The two humans in Dion’s chain — Adam and Eve — are surrounded by dozens of creatures of all varieties: one worm, mollusks, gastropods and arthropods, insects, butterflies, fish, birds, rodents, a kangaroo, a goat, a buffalo, deer, a donkey, a horse, a camel, boars, elephants, big and small cats, dogs, monkeys. After humans, Dion’s chain enters the mystical world, with depictions of sea monsters, dragons, unicorns, unnatural hybrid animals, minor gods and demons, ghosts, angels, archangels, Satan and God.

Oil on canvas by Pablo Picasso, 1923. The Philip L. Goodwin Collection, Gift of James L. Goodwin, Henry Sage Goodwin, and Richmond L. Brown.
Oil on canvas by Pablo Picasso, 1923. The Philip L. Goodwin Collection, Gift of James L. Goodwin, Henry Sage Goodwin, and Richmond L. Brown.

A lively little snake taken from an Alexander Calder hooked rug sticks out its long forked tongue. A startled worm, taken from a color etching, gapes out at the viewers. A cute bunny from a 1920s-era earthenware plate sits against a green and yellow background. A sweet white goat from a Marc Chagall oil sits in a tree, and fish from a Picasso lie on a table. A cherub from a 17th-century Dutch artwork flies through a clear blue sky. God himself stares down at humans, as taken from a 15th-century Dutch work.

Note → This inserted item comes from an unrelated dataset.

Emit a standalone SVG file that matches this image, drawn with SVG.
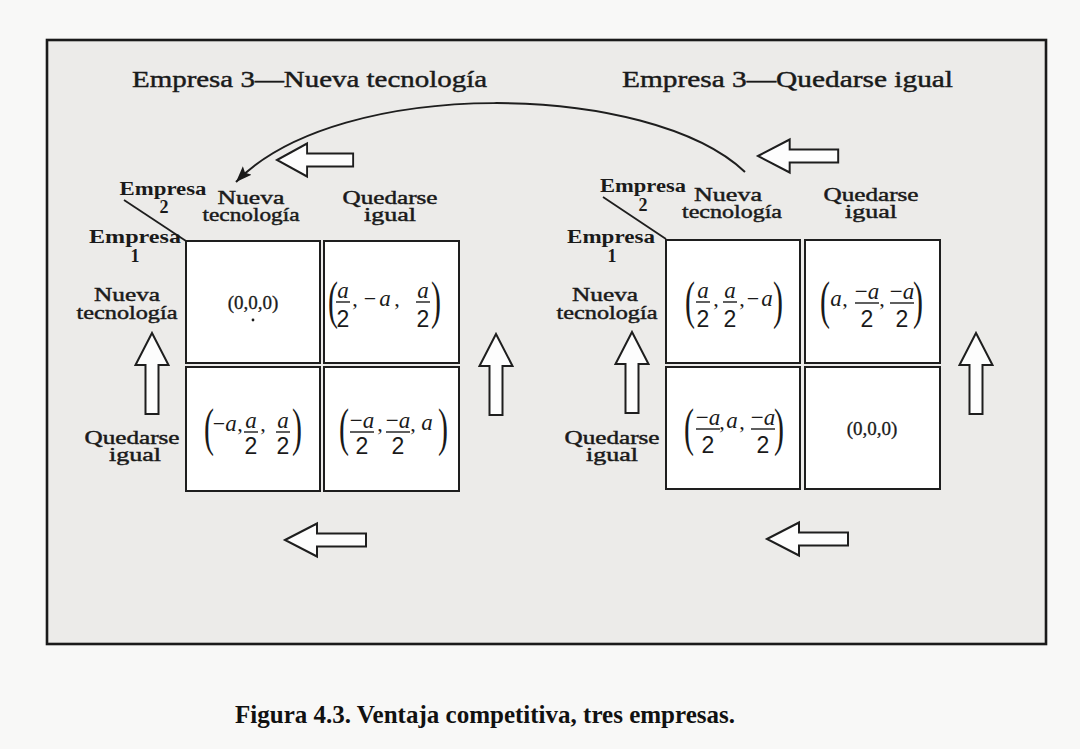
<svg xmlns="http://www.w3.org/2000/svg" width="1080" height="749" viewBox="0 0 1080 749">
  <style>
    .lbl { font-family: "Liberation Serif", "DejaVu Serif", serif; fill: #1a1a1a; }
    .ttl { font-size: 24px; stroke: #1a1a1a; stroke-width: 0.45; }
    .ax { font-size: 18px; font-weight: bold; text-anchor: middle; }
    .axn { font-size: 19px; text-anchor: middle; stroke: #1a1a1a; stroke-width: 0.45; }
    .cell { fill: #ffffff; stroke: #1e1e1e; stroke-width: 2; }
    .diag { stroke: #1e1e1e; stroke-width: 1.8; fill: none; }
    .m { font-family: "Liberation Serif", serif; fill: #1a1a1a; text-anchor: middle; }
    .mi { font-style: italic; font-size: 23px; }
    .mn { font-family: "Liberation Sans", sans-serif; font-size: 23px; }
    .mo { font-size: 22px; }
    .z { font-size: 19px; stroke: #1a1a1a; stroke-width: 0.3; }
    .par { font-family: "Liberation Serif", serif; font-size: 30px; fill: #1a1a1a; }
    .bar { stroke: #1a1a1a; stroke-width: 1.4; }
    .blk { fill: #fdfdfd; stroke: #1e1e1e; stroke-width: 2; stroke-linejoin: miter; }
    .curve { fill: none; stroke: #1e1e1e; stroke-width: 2; }
    .cap { font-family: "Liberation Serif", serif; font-weight: bold; font-size: 25px; fill: #111; }
  </style>
  <defs>
    <!-- hollow block arrow, tip at origin, body toward +x -->
    <path id="blockArrow" class="blk" d="M0,0 L32,-16.5 L32,-6.5 L81,-6.5 L81,6.5 L32,6.5 L32,16.5 Z"/>
    <marker id="head" markerUnits="userSpaceOnUse" markerWidth="18" markerHeight="14" refX="16" refY="6" orient="auto">
      <path d="M0,0 L16,6 L0,12 L3,6 Z" fill="#1a1a1a"/>
    </marker>
  </defs>

  <!-- page and frame -->
  <rect x="0" y="0" width="1080" height="749" fill="#f8f8f7"/>
  <rect x="47" y="40" width="999" height="604" fill="#ecebe9" stroke="#1a1a1a" stroke-width="2.6"/>

  <!-- panel titles -->
  <text class="lbl ttl" x="132" y="87" textLength="355" lengthAdjust="spacingAndGlyphs">Empresa 3—Nueva tecnología</text>
  <text class="lbl ttl" x="622" y="87" textLength="331" lengthAdjust="spacingAndGlyphs">Empresa 3—Quedarse igual</text>

  <!-- connectors: transition arrows -->
  <g id="connectors">
    <path class="curve" d="M745,172 C650,82 340,75 236,182" marker-end="url(#head)"/>
    <use href="#blockArrow" transform="translate(277,160) scale(0.94,1)"/>
    <use href="#blockArrow" transform="translate(758,156) scale(0.99,1)"/>
    <use href="#blockArrow" transform="translate(285,540)"/>
    <use href="#blockArrow" transform="translate(767,539)"/>
    <use href="#blockArrow" transform="translate(152,333) rotate(90)"/>
    <use href="#blockArrow" transform="translate(496,334) rotate(90)"/>
    <use href="#blockArrow" transform="translate(632,332) rotate(90)"/>
    <use href="#blockArrow" transform="translate(976,333) rotate(90)"/>
  </g>

  <!-- left panel: firm 3 adopts new technology -->
  <g id="panel-left">
    <g id="left-axes">
      <line class="diag" x1="124" y1="200" x2="186" y2="241"/>
      <text class="lbl ax" x="163" y="195" textLength="87" lengthAdjust="spacingAndGlyphs">Empresa</text>
      <text class="lbl ax" x="164" y="213">2</text>
      <text class="lbl axn" x="251" y="204" textLength="67" lengthAdjust="spacingAndGlyphs">Nueva</text>
      <text class="lbl axn" x="251" y="221" textLength="97" lengthAdjust="spacingAndGlyphs">tecnología</text>
      <text class="lbl axn" x="390" y="204" textLength="95" lengthAdjust="spacingAndGlyphs">Quedarse</text>
      <text class="lbl axn" x="390" y="221" textLength="52" lengthAdjust="spacingAndGlyphs">igual</text>
      <text class="lbl ax" x="135" y="243" textLength="92" lengthAdjust="spacingAndGlyphs">Empresa</text>
      <text class="lbl ax" x="135" y="262">1</text>
      <text class="lbl axn" x="127" y="301" textLength="66" lengthAdjust="spacingAndGlyphs">Nueva</text>
      <text class="lbl axn" x="127" y="319" textLength="101" lengthAdjust="spacingAndGlyphs">tecnología</text>
      <text class="lbl axn" x="132" y="444" textLength="95" lengthAdjust="spacingAndGlyphs">Quedarse</text>
      <text class="lbl axn" x="135" y="461" textLength="52" lengthAdjust="spacingAndGlyphs">igual</text>
    </g>

    <g id="left-nn">
      <rect class="cell" x="186" y="241" width="134" height="122"/>
      <text class="m z" x="253" y="309">(0,0,0)</text>
      <circle cx="253" cy="320" r="1.4" fill="#1a1a1a"/>
    </g>

    <g id="left-nq">
      <rect class="cell" x="324" y="241" width="135" height="122"/>
      <text class="par" transform="translate(328,318) scale(1,1.75)">(</text>
      <text class="m mi" x="343" y="298">a</text>
      <line class="bar" x1="336" y1="302" x2="350" y2="302"/>
      <text class="m mn" x="343" y="327">2</text>
      <text class="m mo" x="355" y="306">,</text>
      <text class="m mo" x="370" y="306">−</text>
      <text class="m mi" x="385" y="306">a</text>
      <text class="m mo" x="397" y="306">,</text>
      <text class="m mi" x="423" y="298">a</text>
      <line class="bar" x1="416" y1="302" x2="430" y2="302"/>
      <text class="m mn" x="423" y="327">2</text>
      <text class="par" transform="translate(431,318) scale(1,1.75)">)</text>
    </g>

    <g id="left-qn">
      <rect class="cell" x="186" y="367" width="134" height="124"/>
      <text class="par" transform="translate(204,445) scale(1,1.75)">(</text>
      <text class="m mo" x="219" y="431">−</text>
      <text class="m mi" x="231" y="431">a</text>
      <text class="m mo" x="240" y="431">,</text>
      <text class="m mi" x="251" y="428">a</text>
      <line class="bar" x1="244" y1="432" x2="258" y2="432"/>
      <text class="m mn" x="251" y="454">2</text>
      <text class="m mo" x="263" y="431">,</text>
      <text class="m mi" x="283" y="428">a</text>
      <line class="bar" x1="276" y1="432" x2="290" y2="432"/>
      <text class="m mn" x="283" y="454">2</text>
      <text class="par" transform="translate(292,445) scale(1,1.75)">)</text>
    </g>

    <g id="left-qq">
      <rect class="cell" x="324" y="367" width="135" height="124"/>
      <text class="par" transform="translate(339,445) scale(1,1.75)">(</text>
      <text class="m mi" x="362" y="428"><tspan font-style="normal">−</tspan>a</text>
      <line class="bar" x1="350" y1="432" x2="374" y2="432"/>
      <text class="m mn" x="362" y="454">2</text>
      <text class="m mo" x="380" y="431">,</text>
      <text class="m mi" x="398" y="428"><tspan font-style="normal">−</tspan>a</text>
      <line class="bar" x1="386" y1="432" x2="410" y2="432"/>
      <text class="m mn" x="398" y="454">2</text>
      <text class="m mo" x="413" y="431">,</text>
      <text class="m mi" x="427" y="430">a</text>
      <text class="par" transform="translate(438,445) scale(1,1.75)">)</text>
    </g>
  </g>

  <!-- right panel: firm 3 stays the same -->
  <g id="panel-right">
    <g id="right-axes">
      <line class="diag" x1="603" y1="197" x2="666" y2="239"/>
      <text class="lbl ax" x="643" y="192" textLength="86" lengthAdjust="spacingAndGlyphs">Empresa</text>
      <text class="lbl ax" x="643" y="211">2</text>
      <text class="lbl axn" x="728" y="201" textLength="68" lengthAdjust="spacingAndGlyphs">Nueva</text>
      <text class="lbl axn" x="732" y="218" textLength="100" lengthAdjust="spacingAndGlyphs">tecnología</text>
      <text class="lbl axn" x="871" y="201" textLength="95" lengthAdjust="spacingAndGlyphs">Quedarse</text>
      <text class="lbl axn" x="871" y="218" textLength="52" lengthAdjust="spacingAndGlyphs">igual</text>
      <text class="lbl ax" x="611" y="243" textLength="88" lengthAdjust="spacingAndGlyphs">Empresa</text>
      <text class="lbl ax" x="612" y="262">1</text>
      <text class="lbl axn" x="605" y="301" textLength="66" lengthAdjust="spacingAndGlyphs">Nueva</text>
      <text class="lbl axn" x="607" y="319" textLength="101" lengthAdjust="spacingAndGlyphs">tecnología</text>
      <text class="lbl axn" x="612" y="444" textLength="95" lengthAdjust="spacingAndGlyphs">Quedarse</text>
      <text class="lbl axn" x="612" y="461" textLength="52" lengthAdjust="spacingAndGlyphs">igual</text>
    </g>

    <g id="right-nn">
      <rect class="cell" x="666" y="240" width="134" height="123"/>
      <text class="par" transform="translate(685,318) scale(1,1.75)">(</text>
      <text class="m mi" x="703" y="298">a</text>
      <line class="bar" x1="696" y1="302" x2="710" y2="302"/>
      <text class="m mn" x="703" y="327">2</text>
      <text class="m mo" x="716" y="306">,</text>
      <text class="m mi" x="730" y="298">a</text>
      <line class="bar" x1="723" y1="302" x2="737" y2="302"/>
      <text class="m mn" x="730" y="327">2</text>
      <text class="m mo" x="742" y="306">,</text>
      <text class="m mo" x="753" y="306">−</text>
      <text class="m mi" x="767" y="306">a</text>
      <text class="par" transform="translate(773,318) scale(1,1.75)">)</text>
    </g>

    <g id="right-nq">
      <rect class="cell" x="805" y="240" width="135" height="123"/>
      <text class="par" transform="translate(820,318) scale(1,1.75)">(</text>
      <text class="m mi" x="836" y="306">a</text>
      <text class="m mo" x="845" y="306">,</text>
      <text class="m mi" x="867" y="299"><tspan font-style="normal">−</tspan>a</text>
      <line class="bar" x1="855" y1="303" x2="879" y2="303"/>
      <text class="m mn" x="867" y="327">2</text>
      <text class="m mo" x="882" y="306">,</text>
      <text class="m mi" x="902" y="299"><tspan font-style="normal">−</tspan>a</text>
      <line class="bar" x1="890" y1="303" x2="914" y2="303"/>
      <text class="m mn" x="902" y="327">2</text>
      <text class="par" transform="translate(913,318) scale(1,1.75)">)</text>
    </g>

    <g id="right-qn">
      <rect class="cell" x="666" y="367" width="134" height="122"/>
      <text class="par" transform="translate(684,445) scale(1,1.75)">(</text>
      <text class="m mi" x="708" y="425"><tspan font-style="normal">−</tspan>a</text>
      <line class="bar" x1="696" y1="429" x2="720" y2="429"/>
      <text class="m mn" x="708" y="453">2</text>
      <text class="m mo" x="722" y="429">,</text>
      <text class="m mi" x="732" y="428">a</text>
      <text class="m mo" x="742" y="429">,</text>
      <text class="m mi" x="763" y="425"><tspan font-style="normal">−</tspan>a</text>
      <line class="bar" x1="751" y1="429" x2="775" y2="429"/>
      <text class="m mn" x="763" y="453">2</text>
      <text class="par" transform="translate(774,445) scale(1,1.75)">)</text>
    </g>

    <g id="right-qq">
      <rect class="cell" x="805" y="367" width="135" height="122"/>
      <text class="m z" x="872" y="435">(0,0,0)</text>
    </g>
  </g>

  <!-- caption -->
  <text class="cap" x="235" y="723" textLength="500" lengthAdjust="spacingAndGlyphs">Figura 4.3. Ventaja competitiva, tres empresas.</text>
</svg>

Dion chose many more of the other creatures than humans, and more birds and butterflies than any other animal. “Undoubtedly in decorative arts, there are many more butterflies than there are flies,” he joked.

Patricia Hickson, the Emily Hall Tremaine Curator of Contemporary Art, said that the MATRIX exhibit is valuable in itself but also as a motivator. “It engages the collection. I hope it will drive people around the museum,” she said. “It makes you want to picture the whole composition. It makes you see things you’ve never seen before.” A card will be available in the gallery to identify the works that Dion used, and to locate the ones that are currently hanging in the galleries.

The rise of science in the 18th century eroded belief in the Great Chain of Being. Darwin’s theory of evolution killed it entirely, replacing it with an objective system that recognized the complexity of all living things. “Nature is not judgmental,” Dion said. “A worm is as perfectly evolved to do what it does as an eagle is. It’s absurd to think that one is better than another.”

Still, shades of the Great Chain of Being mind-set continue to surface frequently in the modern world.

“It’s one of the skeletons in the closet of Western tradition,” Dion said. “It influences us, but we might not remember its origins. It’s the origin of the more regressive ways in which we view the world.”

MARK DION / MATRIX 173: “THE WADSWORTH ATHENEUM’S GREAT CHAIN OF BEING” will be at the Wadsworth Atheneum Museum of Art, 600 Main St. in Hartford, until Jan. 3. thewadsworth.org.